Balıkesir, ilinin lokomotifi Balıkesir şehir merkezidir.
Balıkesir şehir merkezi gelişmeden, güzelleşmeden, ilin geneli de gelişemez.
Zaman hızla akıp gidiyor.
Bakın bir yıl ne olduğunu anlamadan geçti bile...
"Nasıl olsa, önümüzde çok zaman var." demek 5 yıl göz açıp kapayıncaya kadar geçince, şaşkın şaşkın etrafa bakmayı doğurur maazallah...
Sadece konuşulup, genellikle az iş yapılan bir şehirde yaşıyoruz ne yazık ki...
Dünkü, "Kadınlar Günü" etkinliğinden sonra, şahit olduğum konuşmalar bir kez daha çok çarpıcı şekilde hatırlattı bana bunu...
Gazeteci, belediyeci, parti yöneticisi bir grupla lafladık biraz...
Ne yazık ki hep geçmişte yaşıyor şehrimiz...
Oysa; artık bugüne, yarına odaklanmamız gerek...
Falan başkan, filanca başkan söylemlerini bırakıp günümüze gelmek gerek şimdi...
Ben şunu söylemiştim, bunu önermiştim dönemi geride kaldı artık...
Ahmet Akın, artık "sıfırdan ve özgün" projeler ortaya koyup, hayata geçirmeye başlamalı artık...
Bir müddet sonra herşey unutulur gider; iş, yapılıp yapılmayana kalır.
Geçenlerde vatandaşla Ahmet Akın'ın iş ve icraatları hakkında röportajlar yapıldı.
Ahmet Akın'ı beğendiğini söyleyenler, hangi projeler deyince cevap veremediler ne yazık ki...
Yapılan, çoğu iş de, "belediyede devamlılık esastır." prensibi gereği önceki dönemden kalıp devam eden işler, On On Kafe gibi...
Şu anda "Halk Lokantası" gibi o da parti'nin bir çok belediyede uyguladığı proje var yeni gibi algılanan...
Ahmet Akın'ın bir an önce, artık Balıkesir'i bilen üst yönetim kadrosuna son şekli verip hızla "sıfırdan ve özgün" projelere başlaması gerek...
Eskişehir örneği ortada...
Ahmet Akın'a hala büyük bir destek de var.
Akın'ın " Balıkesir'in Büyükerşen'i" olmaması için hiçbir sebep yok.
Ancak; iyi, çalışkan, üretken ve Balıkesir'i bilen bir kadro şart.
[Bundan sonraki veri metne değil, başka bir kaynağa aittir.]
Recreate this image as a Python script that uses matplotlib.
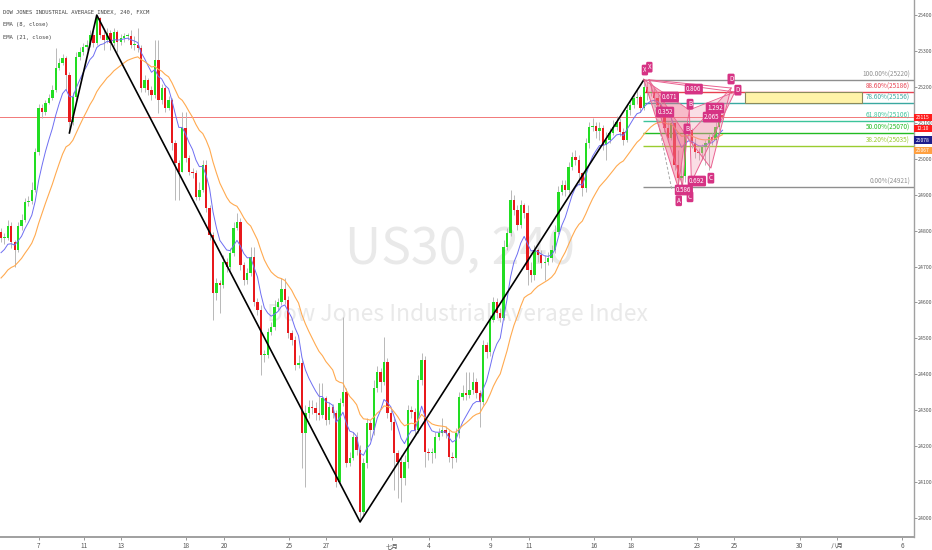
import numpy as np
import matplotlib
matplotlib.use('Agg')
import matplotlib.pyplot as plt
from matplotlib.patches import Rectangle, Polygon
from matplotlib.transforms import blended_transform_factory

plt.rcParams['font.family'] = ['Noto Sans CJK SC', 'DejaVu Sans']

# ===== Data (US30, 4h candles) ===== #

first_open = 24796

closes = [
    24779, 24779, 24813, 24768, 24746, 24813, 24829, 24880, 24883, 24913,
    25019, 25141, 25130, 25155, 25169, 25191, 25252, 25266, 25280, 25233,
    25102, 25172, 25283, 25297, 25311, 25316, 25344, 25322, 25392, 25344,
    25330, 25350, 25322, 25353, 25325, 25336, 25342, 25342, 25316, 25316,
    25308, 25197, 25219, 25191, 25177, 25275, 25163, 25197, 25141, 25163,
    25044, 24988, 24963, 25086, 25002, 24963, 24960, 24894, 24913, 24983,
    24863, 24788, 24626, 24654, 24649, 24713, 24699, 24738, 24807, 24824,
    24704, 24662, 24682, 24727, 24601, 24579, 24454, 24454, 24518, 24532,
    24587, 24601, 24638, 24607, 24515, 24496, 24426, 24432, 24237, 24292,
    24309, 24306, 24292, 24287, 24334, 24273, 24309, 24292, 24100, 24320,
    24351, 24153, 24167, 24226, 24189, 24017, 24153, 24264, 24245, 24362,
    24407, 24379, 24434, 24292, 24267, 24181, 24156, 24111, 24156, 24301,
    24295, 24245, 24384, 24440, 24184, 24181, 24181, 24226, 24237, 24245,
    24237, 24170, 24167, 24237, 24337, 24348, 24342, 24356, 24379, 24348,
    24323, 24482, 24462, 24551, 24601, 24571, 24557, 24754, 24793, 24885,
    24858, 24815, 24871, 24849, 24690, 24676, 24746, 24732, 24710, 24713,
    24724, 24746, 24796, 24908, 24927, 24913, 24977, 25005, 24997, 24960,
    24919, 25044, 25088, 25091, 25077, 25086, 25038, 25052, 25072, 25088,
    25102, 25075, 25052, 25136, 25150, 25169, 25172, 25141, 25200, 25183,
    25186, 25169, 25150, 25116, 25086, 25058, 25100, 24983, 24946, 24952,
    25075, 25080, 25044, 25019, 25016, 25033, 25044, 25061, 25052, 25088,
    25122, 25115,
]

highs = [
    24807, 24793, 24829, 24824, 24774, 24824, 24846, 24891, 24896, 24935,
    25030, 25152, 25152, 25163, 25180, 25205, 25308, 25280, 25291, 25286,
    25241, 25186, 25297, 25311, 25322, 25330, 25358, 25358, 25400, 25395,
    25358, 25364, 25358, 25364, 25358, 25347, 25350, 25350, 25358, 25342,
    25364, 25316, 25233, 25225, 25202, 25330, 25330, 25208, 25202, 25175,
    25169, 25052, 24997, 25130, 25130, 25011, 24974, 24969, 24935, 24997,
    24997, 24871, 24796, 24668, 24662, 24732, 24724, 24751, 24824, 24849,
    24835, 24713, 24696, 24754, 24754, 24612, 24593, 24468, 24529, 24546,
    24607, 24612, 24668, 24668, 24618, 24523, 24507, 24454, 24440, 24315,
    24329, 24329, 24323, 24376, 24376, 24340, 24323, 24317, 24301, 24334,
    24560, 24362, 24184, 24239, 24239, 24203, 24167, 24278, 24273, 24384,
    24423, 24418, 24504, 24445, 24301, 24278, 24189, 24175, 24175, 24315,
    24312, 24306, 24398, 24460, 24451, 24195, 24195, 24239, 24251, 24278,
    24256, 24245, 24184, 24251, 24351, 24370, 24407, 24407, 24407, 24390,
    24356, 24496, 24490, 24565, 24615, 24612, 24585, 24774, 24807, 24913,
    24899, 24871, 24885, 24877, 24871, 24713, 24760, 24751, 24746, 24732,
    24740, 24760, 24815, 24924, 24941, 24941, 24991, 25019, 25024, 25011,
    24963, 25058, 25102, 25114, 25102, 25102, 25094, 25075, 25086, 25108,
    25119, 25114, 25086, 25150, 25163, 25180, 25191, 25177, 25220, 25214,
    25208, 25197, 25177, 25163, 25122, 25102, 25114, 25102, 25024, 24983,
    25094, 25102, 25086, 25058, 25030, 25041, 25052, 25069, 25072, 25102,
    25141, 25127,
]

lows = [
    24768, 24763, 24774, 24751, 24699, 24740, 24802, 24824, 24869, 24874,
    24908, 25011, 25114, 25122, 25152, 25163, 25186, 25247, 25261, 25191,
    25072, 25094, 25163, 25275, 25289, 25303, 25311, 25311, 25316, 25336,
    25303, 25322, 25303, 25314, 25297, 25316, 25325, 25330, 25308, 25303,
    25297, 25186, 25186, 25177, 25163, 25169, 25127, 25152, 25130, 25136,
    25024, 24885, 24885, 24963, 24991, 24955, 24946, 24885, 24885, 24908,
    24852, 24774, 24551, 24607, 24571, 24640, 24685, 24690, 24729, 24802,
    24690, 24649, 24652, 24674, 24590, 24565, 24398, 24434, 24445, 24509,
    24523, 24579, 24593, 24596, 24501, 24482, 24412, 24418, 24139, 24086,
    24278, 24290, 24273, 24273, 24278, 24259, 24262, 24278, 24086, 24092,
    24312, 24142, 24145, 24162, 24175, 23989, 24008, 24139, 24217, 24231,
    24351, 24351, 24370, 24278, 24245, 24078, 24056, 24045, 24092, 24139,
    24278, 24231, 24237, 24370, 24142, 24162, 24153, 24167, 24217, 24228,
    24223, 24156, 24139, 24156, 24223, 24329, 24329, 24334, 24345, 24334,
    24253, 24315, 24445, 24451, 24546, 24557, 24546, 24551, 24746, 24785,
    24843, 24802, 24807, 24835, 24649, 24657, 24662, 24713, 24696, 24662,
    24704, 24713, 24738, 24790, 24899, 24896, 24905, 24969, 24983, 24927,
    24896, 24908, 25030, 25077, 25058, 25052, 25024, 24997, 25044, 25066,
    25080, 25063, 25038, 25047, 25122, 25141, 25152, 25130, 25136, 25163,
    25175, 25158, 25136, 25102, 25075, 25047, 25052, 24969, 24921, 24927,
    24935, 25052, 25030, 25002, 24997, 24997, 24983, 24969, 25038, 25038,
    25080, 25108,
]

# EMA values just before the first visible bar
ema_seed_fast = 24727
ema_seed_slow = 24657

# x axis: dates and the bar they sit on
date_labels = ['7', '11', '13', '18', '20', '25', '27', '七月', '4', '9',
               '11', '16', '18', '23', '25', '30', '八月', '6']
date_bars = [11.1, 24.3, 35.1, 54.1, 65.2, 84.2, 95.0, 114.3, 125.1, 143.3,
             154.4, 173.4, 184.2, 203.5, 214.3, 233.6, 244.4, 263.5]

price_ticks = list(range(24000, 25401, 100))

# zigzag swing line
zigzag_bars = [20, 28, 105, 188]
zigzag_prices = [25072, 25400, 23989, 25220]

# fibonacci retracement
fib_levels = [1.0, 0.886, 0.786, 0.618, 0.5, 0.382, 0.0]
fib_high = 25220
fib_low = 24921
fib_start_bar = 187.7

# harmonic patterns X, A, B, C, D
p1_bars = [188.0, 198.0, 201.3, 201.9, 214.6]
p1_prices = [25220, 24921, 25136, 24935, 25186]
p2_bars = [189.5, 199.3, 200.6, 207.6, 213.5]
p2_prices = [25220, 24925, 25061, 24974, 25197]

dash_bars = [191.2, 196.2]
dash_prices = [25150, 24913]

point_texts = ['X', 'X', 'A', 'B', 'B', 'C', 'C', 'D', 'D']
point_bars = [188.3, 189.6, 198.2, 201.5, 200.6, 201.5, 207.6, 213.5, 215.5]
point_prices = [25247, 25255, 24883, 25152, 25083, 24894, 24946, 25222, 25191]

ratio_texts = ['0.671', '0.806', '0.352', '1.292', '2.065', '0.586', '0.692']
ratio_bars = [195.6, 202.6, 194.2, 208.8, 207.9, 199.7, 203.5]
ratio_prices = [25172, 25194, 25130, 25141, 25116, 24913, 24938]

# projected reversal zone box
box_bars = [217.5, 251.8]
box_prices = [25156, 25186]

# right-hand price tags
tag_texts = ['25115', '12:10', '25078', '25067']
tag_colors = ['#ff1c1c', '#ff1c1c', '#1e1e8c', '#ffa040']
tag_y = [25115, 25084, 25052, 25023]


# ===== Derived series ===== #

n = len(closes)
bars = np.arange(n)
opens = [first_open] + closes[:-1]


def ema(values, span, seed):
    alpha = 2.0 / (span + 1)
    out = []
    prev = seed
    for v in values:
        prev = alpha * v + (1 - alpha) * prev
        out.append(prev)
    return out


ema_fast = ema(closes, 8, ema_seed_fast)
ema_slow = ema(closes, 21, ema_seed_slow)


# ===== Figure ===== #

fig = plt.figure(figsize=(9.32, 5.5), dpi=100)
ax = fig.add_axes([0, 13 / 550, 914 / 932, 537 / 550])
xmax = 267.0
ax.set_xlim(-0.3, xmax)
ax.set_ylim(23947, 25442)

# watermark
ax.text(0.503, 0.535, 'US30, 240', transform=ax.transAxes, ha='center', va='center',
        fontsize=36, color='#e9e9e9', zorder=0)
ax.text(0.5, 0.415, 'Dow Jones Industrial Average Index', transform=ax.transAxes,
        ha='center', va='center', fontsize=16.5, color='#e9e9e9', zorder=0)

# current price line
ax.axhline(closes[-1], color='#f27878', lw=0.7, zorder=1)

# fib levels
fib_colors = ['#8f8f8f', '#e8404f', '#3aa8a0', '#3cc49a', '#22bb22', '#9acc30', '#8f8f8f']
for lvl, col in zip(fib_levels, fib_colors):
    price = fib_low + lvl * (fib_high - fib_low)
    ax.hlines(price, fib_start_bar, xmax, color=col, lw=1.0, zorder=1.5)
    ax.text(265.9, price + 4, f'{lvl * 100:.2f}%({price:.0f})', ha='right', va='bottom',
            fontsize=4.6, color=col, zorder=6)

# candles
up = [c >= o for o, c in zip(opens, closes)]
body_colors = ['#22dd22' if u else '#e8191c' for u in up]
bottoms = [min(o, c) for o, c in zip(opens, closes)]
heights = [max(abs(c - o), 2.5) for o, c in zip(opens, closes)]
ax.vlines(bars, lows, highs, color='#b8b8b8', lw=0.7, zorder=2)
ax.bar(bars, heights, bottom=bottoms, width=0.7, color=body_colors, lw=0, zorder=3)

# EMAs
ax.plot(bars, ema_fast, color='#6e6ef2', lw=0.7, zorder=3.5)
ax.plot(bars, ema_slow, color='#ffaa50', lw=0.8, zorder=3.5)

# zigzag
ax.plot(zigzag_bars, zigzag_prices, color='black', lw=1.2, zorder=4)

# PRZ box
ax.add_patch(Rectangle((box_bars[0], box_prices[0]), box_bars[1] - box_bars[0],
                       box_prices[1] - box_prices[0], fc='#fff3a8', ec='#8a8a5c',
                       lw=0.8, zorder=4))

# harmonic patterns
for pb, pp, a1, a2 in [(p1_bars, p1_prices, 0.45, 0.28), (p2_bars, p2_prices, 0.35, 0.25)]:
    pts = list(zip(pb, pp))
    ax.add_patch(Polygon(pts[0:3], closed=True, fc='#ee6a88', alpha=a1, ec='none', zorder=5))
    ax.add_patch(Polygon(pts[2:5], closed=True, fc='#f08aa4', alpha=a2, ec='none', zorder=5))
    ax.plot(pb, pp, color='#ea6190', lw=0.7, zorder=5.2)
    ax.plot([pb[0], pb[4]], [pp[0], pp[4]], color='#ea6190', lw=0.7, zorder=5.2)
    ax.plot([pb[0], pb[2]], [pp[0], pp[2]], color='#ea6190', lw=0.6, zorder=5.2)
    ax.plot([pb[2], pb[4]], [pp[2], pp[4]], color='#ea6190', lw=0.6, zorder=5.2)
ax.plot(dash_bars, dash_prices, color='#aaaaaa', lw=0.7, ls=(0, (3, 2)), zorder=5.1)

label_box = dict(boxstyle='round,pad=0.22', fc='#d63384', ec='none')
for t, b, p in zip(point_texts, point_bars, point_prices):
    ax.text(b, p, t, ha='center', va='center', fontsize=4.5, color='white',
            bbox=label_box, zorder=6)
for t, b, p in zip(ratio_texts, ratio_bars, ratio_prices):
    ax.text(b, p, t, ha='center', va='center', fontsize=4.5, color='white',
            bbox=label_box, zorder=6)

# legend, top left
legend_lines = ['DOW JONES INDUSTRIAL AVERAGE INDEX, 240, FXCM', 'EMA (8, close)', 'EMA (21, close)']
for k, line in enumerate(legend_lines):
    ax.text(0.003, 0.976 - k * 0.0225, line, transform=ax.transAxes, ha='left', va='center',
            fontsize=4.0, family='DejaVu Sans Mono', color='#444444', zorder=7)

# price tags on the right axis
tr = blended_transform_factory(ax.transAxes, ax.transData)
for t, col, y in zip(tag_texts, tag_colors, tag_y):
    ax.add_patch(Rectangle((1.0, y - 10), 18 / 914, 20, transform=tr, fc=col, ec='none',
                           clip_on=False, zorder=8))
    ax.text(1.0 + 9 / 914, y, t, transform=tr, ha='center', va='center', fontsize=3.6,
            color='white', clip_on=False, zorder=9)

# axes styling
ax.yaxis.tick_right()
ax.set_yticks(price_ticks)
ax.set_yticklabels([str(p) for p in price_ticks])
ax.tick_params(axis='y', length=2, width=0.6, color='#888888', labelsize=3.8,
               labelcolor='#555555', pad=1.0)
ax.set_xticks(date_bars)
ax.set_xticklabels(date_labels)
ax.tick_params(axis='x', length=2, width=0.6, color='#888888', labelsize=4.6,
               labelcolor='#555555', pad=1.5)
for s in ['top', 'left']:
    ax.spines[s].set_visible(False)
ax.spines['bottom'].set_color('#a0a0a0')
ax.spines['bottom'].set_linewidth(1.4)
ax.spines['right'].set_color('#a0a0a0')
ax.spines['right'].set_linewidth(1.0)

fig.savefig('out.png', dpi=100)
Eskişehir gibi iyi örneklerden bir an önce faydalanmak gerek...
Akın'ın bu noktada açık, şeffaf şekilde büyük projeler de ortaya koyması gerek...
Şehri, sadece birkaç cılız kültür sanat etkinliği kesmez.
Bu şehrin, Eskişehir olması için Müzeler, fuar merkezi, parklar, yeni ulaşım ve trafik çözümleri, altyapı yatırımları vb. gibi büyük işlere de ihtiyacı var.
Şehircilik çözümleri biraz sancılı olur.
"Herkesi memnun etmeye çalışan, hiç kimseyi memnun edemez."